Dumanlı, tozlu veya kimyasal kokulu ortamlarda bulunmak,
Havuz suyundaki klor,
Uzun süre ekran karşısında kalmak da göz yüzeyini tahriş ederek çapaklanmayı artırabilir.
Uzun süre televizyon, tablet veya bilgisayar ekranına bakan çocuklarda göz kırpma sayısında azalma görülebilir. Bu durum gözyaşı tabakasının bozulmasına, kuruluk hissine ve ipliksi kıvamda çapaklanmaya neden olur. Ekran süresinin yaşa uygun sınırlarda tutulması ve göz dinlendirme molaları verilmesi, göz sağlığının korunmasında önemlidir.

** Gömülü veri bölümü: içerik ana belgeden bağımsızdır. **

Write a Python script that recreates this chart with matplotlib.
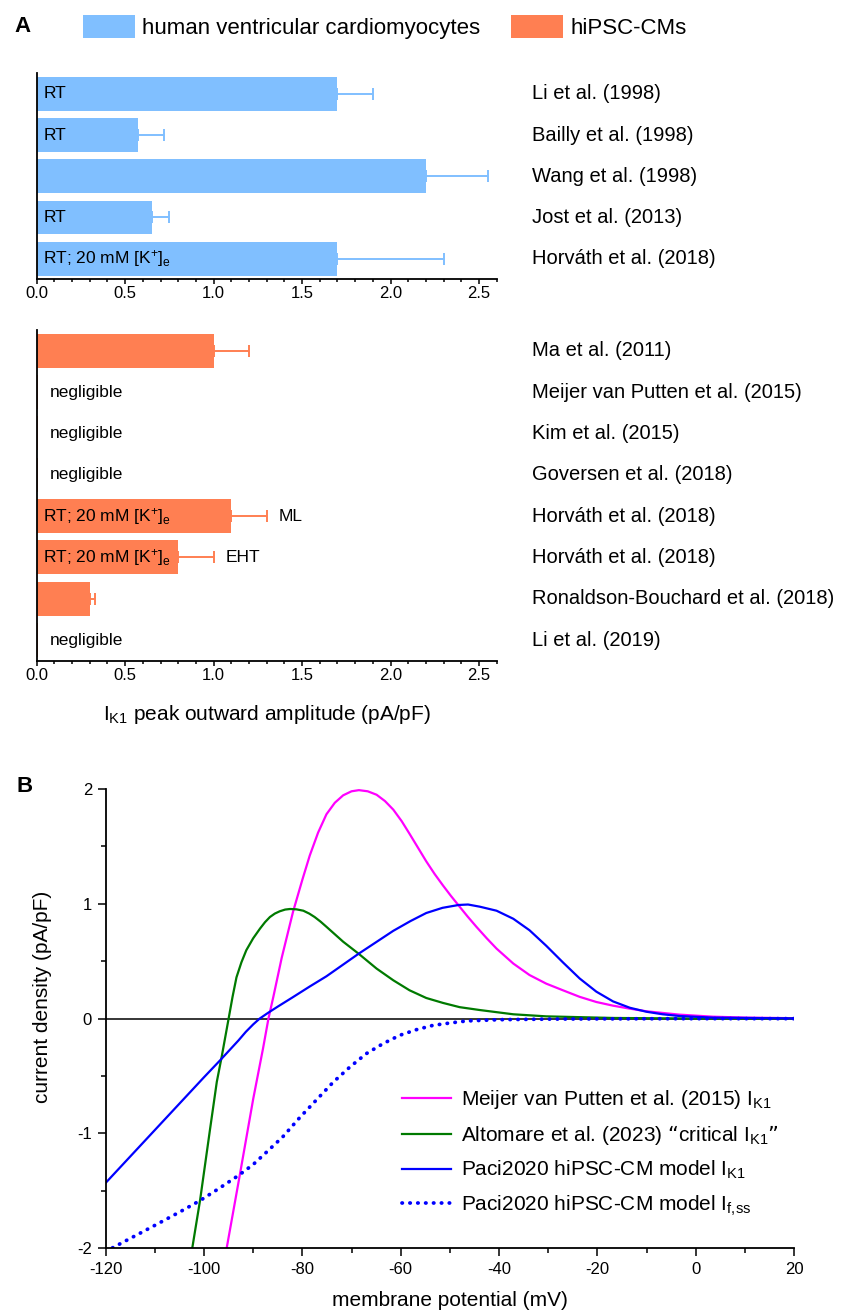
import numpy as np
import matplotlib
matplotlib.use("Agg")
import matplotlib.pyplot as plt
from matplotlib.ticker import MultipleLocator, FormatStrFormatter

# panel A data: human ventricular cardiomyocytes
hvcm_refs = ["Li et al. (1998)", "Bailly et al. (1998)", "Wang et al. (1998)",
             "Jost et al. (2013)", "Horváth et al. (2018)"]
hvcm_vals = [1.70, 0.57, 2.20, 0.65, 1.70]
hvcm_errs = [0.20, 0.15, 0.35, 0.10, 0.60]
hvcm_notes = ["RT", "RT", "", "RT", "RT; 20 mM [K$^{+}$]$_{e}$"]

# panel A data: hiPSC-CMs
ipsc_refs = ["Ma et al. (2011)", "Meijer van Putten et al. (2015)", "Kim et al. (2015)",
             "Goversen et al. (2018)", "Horváth et al. (2018)", "Horváth et al. (2018)",
             "Ronaldson-Bouchard et al. (2018)", "Li et al. (2019)"]
ipsc_vals = [1.00, 0.01, 0.01, 0.01, 1.10, 0.80, 0.30, 0.01]
ipsc_errs = [0.20, 0.0, 0.0, 0.0, 0.20, 0.20, 0.03, 0.0]
ipsc_notes = ["", "negligible", "negligible", "negligible",
              "RT; 20 mM [K$^{+}$]$_{e}$", "RT; 20 mM [K$^{+}$]$_{e}$", "", "negligible"]
ipsc_tags = ["", "", "", "", "ML", "EHT", "", ""]

# panel B data, membrane potential in mV, current in pA/pF
mvp_v = [-96.0, -95.4, -92.8, -90.0, -88.0, -86.9, -85.9, -84.2, -81.9, -80.0, -78.5,
         -76.8, -75.1, -73.4, -71.7, -70.0, -68.5, -66.7, -64.9, -63.2, -61.5, -59.8,
         -58.2, -56.5, -54.8, -53.1, -51.4, -49.8, -48.2, -46.4, -44.6, -42.5, -40.5,
         -37.1, -33.8, -30.4, -27.0, -23.6, -20.2, -16.8, -13.4, -10.0, -3.3, 3.5, 10.3, 20.0]
mvp_i = [-2.14, -2.00, -1.38, -0.70, -0.26, 0.00, 0.19, 0.53, 0.93, 1.21, 1.42,
         1.62, 1.78, 1.88, 1.945, 1.98, 1.99, 1.98, 1.95, 1.895, 1.82, 1.72,
         1.61, 1.49, 1.37, 1.26, 1.16, 1.07, 0.985, 0.89, 0.80, 0.70, 0.61,
         0.48, 0.38, 0.305, 0.247, 0.19, 0.145, 0.113, 0.087, 0.064, 0.035, 0.017, 0.009, 0.004]

alto_v = [-102.8, -102.4, -100.8, -98.8, -97.4, -96.4, -95.0, -94.2, -93.4, -92.4, -91.4,
          -90.0, -88.6, -87.6, -86.6, -85.6, -84.6, -83.5, -82.5, -81.2, -79.8, -78.6,
          -77.5, -76.3, -75.1, -73.4, -71.7, -68.6, -64.9, -61.5, -58.2, -54.8, -51.4,
          -48.0, -43.9, -37.1, -30.4, -16.8, 0.0, 20.0]
alto_i = [-2.20, -2.00, -1.58, -0.97, -0.55, -0.33, 0.00, 0.19, 0.36, 0.49, 0.596,
          0.70, 0.785, 0.84, 0.885, 0.915, 0.935, 0.95, 0.955, 0.952, 0.94, 0.915,
          0.885, 0.845, 0.80, 0.735, 0.67, 0.567, 0.436, 0.334, 0.247, 0.18, 0.137,
          0.10, 0.075, 0.038, 0.02, 0.006, 0.001, 0.0]

paci_v = [-120.0, -115.0, -110.0, -105.0, -100.0, -96.6, -93.0, -91.5, -90.0, -88.7,
          -87.0, -85.0, -82.0, -78.5, -75.1, -68.5, -61.5, -58.0, -54.8, -51.5, -48.2,
          -46.3, -43.9, -40.5, -37.1, -33.8, -30.4, -27.0, -23.6, -20.2, -16.8, -13.4,
          -10.0, -6.7, -3.3, 3.5, 20.0]
paci_i = [-1.43, -1.20, -0.97, -0.74, -0.51, -0.357, -0.19, -0.115, -0.05, 0.0,
          0.05, 0.105, 0.185, 0.28, 0.369, 0.567, 0.765, 0.85, 0.92, 0.965, 0.99,
          0.994, 0.975, 0.94, 0.87, 0.77, 0.635, 0.49, 0.35, 0.235, 0.15, 0.095,
          0.06, 0.038, 0.023, 0.009, 0.002]

iff_v = [-120.0, -118.8, -114.4, -110.0, -105.0, -100.8, -97.0, -93.0, -90.0, -87.3,
         -84.0, -80.5, -77.1, -73.7, -70.3, -67.0, -63.6, -60.2, -56.8, -53.4, -50.0,
         -46.6, -40.0, -30.0, -20.0, 0.0, 20.0]
iff_i = [-2.03, -2.00, -1.90, -1.80, -1.685, -1.584, -1.48, -1.366, -1.27, -1.163,
         -1.03, -0.86, -0.706, -0.552, -0.42, -0.305, -0.218, -0.145, -0.096, -0.058, -0.038,
         -0.02, -0.009, -0.004, -0.002, 0.0, 0.0]

blue_col = "#80BFFF"
orange_col = "#FF7F52"

plt.rcParams['font.family'] = ['Liberation Sans', 'DejaVu Sans']
plt.rcParams['mathtext.default'] = 'regular'
plt.rcParams['axes.unicode_minus'] = False

W, H = 855, 1311
fig = plt.figure(figsize=(W / 100, H / 100), dpi=100)


def box(left, top, right, bottom):
    return [left / W, 1 - bottom / H, (right - left) / W, (bottom - top) / H]


def bar_panel(ax, vals, errs, notes, refs, color, tags=None):
    y = np.arange(len(vals))
    bars = ax.barh(y, vals, height=0.82, color=color, edgecolor='none')
    for i in range(len(vals)):
        if errs[i] > 0:
            ax.errorbar(vals[i], i, xerr=[[0], [errs[i]]], fmt='none', ecolor=color,
                        elinewidth=1.4, capsize=4.5, capthick=1.4)
        if notes[i]:
            nx = 0.075 if vals[i] < 0.05 else 0.037
            ax.text(nx, i, notes[i], ha='left', va='center', fontsize=12.5)
        if tags and tags[i]:
            ax.text(vals[i] + errs[i] + 0.07, i, tags[i], ha='left', va='center', fontsize=12.5)
        ax.text(2.80, i, refs[i], ha='left', va='center', fontsize=14.5, clip_on=False)
    ax.set_xlim(0, 2.6)
    ax.set_ylim(len(vals) - 0.5, -0.5)
    for s in ['top', 'right']:
        ax.spines[s].set_visible(False)
    for s in ['left', 'bottom']:
        ax.spines[s].set_linewidth(1.3)
    ax.tick_params(axis='y', left=False, labelleft=False)
    ax.xaxis.set_major_locator(MultipleLocator(0.5))
    ax.xaxis.set_minor_locator(MultipleLocator(0.1))
    ax.xaxis.set_major_formatter(FormatStrFormatter('%.1f'))
    ax.tick_params(axis='x', which='major', length=3.4, width=1.1, labelsize=12, pad=1.5)
    ax.tick_params(axis='x', which='minor', length=2.4, width=1.1)
    return bars


ax1 = fig.add_axes(box(36.7, 73.3, 496.7, 279.3))
ax2 = fig.add_axes(box(36.7, 330, 496.7, 660.7))
b1 = bar_panel(ax1, hvcm_vals, hvcm_errs, hvcm_notes, hvcm_refs, blue_col)
b2 = bar_panel(ax2, ipsc_vals, ipsc_errs, ipsc_notes, ipsc_refs, orange_col, ipsc_tags)

fig.text(266.7 / W, 1 - 715 / H, "I$_{K1}$ peak outward amplitude (pA/pF)",
         ha='center', va='center', fontsize=15)

fig.legend([b1, b2], ["human ventricular cardiomyocytes", "hiPSC-CMs"], ncol=2,
           loc='center left', bbox_to_anchor=(83 / W, 1 - 27 / H), frameon=False,
           fontsize=16, handlelength=2.35, handleheight=1.2, handletextpad=0.3,
           columnspacing=1.4, borderpad=0, borderaxespad=0)

fig.text(14 / W, 1 - 27 / H, "A", fontsize=16, fontweight='bold', ha='left', va='center')
fig.text(16 / W, 1 - 787 / H, "B", fontsize=16, fontweight='bold', ha='left', va='center')

# panel B
ax3 = fig.add_axes(box(105.7, 789, 794, 1248.3))
ax3.axhline(0, color='black', lw=1.1, zorder=1)
ax3.plot(mvp_v, mvp_i, color='#FF00FF', lw=1.6,
         label="Meijer van Putten et al. (2015) I$_{K1}$")
ax3.plot(alto_v, alto_i, color='#007A00', lw=1.6,
         label="Altomare et al. (2023) \u201ccritical I$_{K1}$\u201d")
ax3.plot(paci_v, paci_i, color='#0000FF', lw=1.6,
         label="Paci2020 hiPSC-CM model I$_{K1}$")
ax3.plot(iff_v, iff_i, color='#0000FF', lw=2.7, linestyle=(0, (0.1, 2.0)),
         dash_capstyle='round', label="Paci2020 hiPSC-CM model I$_{f,\\!ss}$")
ax3.set_xlim(-120, 20)
ax3.set_ylim(-2, 2)
for s in ['top', 'right']:
    ax3.spines[s].set_visible(False)
for s in ['left', 'bottom']:
    ax3.spines[s].set_linewidth(1.3)
ax3.xaxis.set_major_locator(MultipleLocator(20))
ax3.xaxis.set_minor_locator(MultipleLocator(10))
ax3.yaxis.set_major_locator(MultipleLocator(1))
ax3.yaxis.set_minor_locator(MultipleLocator(0.5))
ax3.tick_params(which='major', length=5.8, width=1.1, labelsize=12, pad=4)
ax3.tick_params(which='minor', length=3.6, width=1.1)

ax3.legend(loc='upper left', bbox_to_anchor=(402 / W, 1 - 1088 / H),
           bbox_transform=fig.transFigure, frameon=False, fontsize=15,
           handlelength=2.36, handletextpad=0.48, labelspacing=0.58,
           borderpad=0, borderaxespad=0)

fig.text(449.9 / W, 1 - 1300 / H, "membrane potential (mV)", ha='center', va='center', fontsize=15)
fig.text(42 / W, 1 - 997 / H, "current density (pA/pF)", ha='center', va='center',
         rotation=90, fontsize=15)

fig.savefig("out.png", dpi=100)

Bakteriyel veya viral konjonktivit kaynaklı çapaklanmalar bulaşıcı olabilir. Bu nedenle havlu, yastık kılıfı gibi kişisel eşyaların paylaşılmamalıdır.
Çoğu bebekte gözyaşı kanalı ilk 6–12 ay içinde kendiliğinden açılır ve çapaklanma azalabilir. Ancak iltihap, kötü kokulu akıntı veya şişlik gelişirse tıbbi müdahale gerekebilir.
Göz çapaklanması, göz hijyenine dikkat edildiğinde geçebilir. Elleri yıkayıp ılık suyla nemlendirilmiş steril gazlı bezle göz kenarını nazikçe temizlemek yeterlidir. Ancak durum tekrarlıyorsa veya iltihap varsa, hekim kontrolünde damla veya ilaç tedavisi gerekir.
Evet, zararlıdır. Göz kapaklarını sertçe silmek veya çapakları kazımak, göz yüzeyinde tahrişe ve ikincil enfeksiyona neden olabilir. Temizlik her zaman nazik hareketlerle, yumuşak steril bez veya ped kullanılarak yapılmalıdır.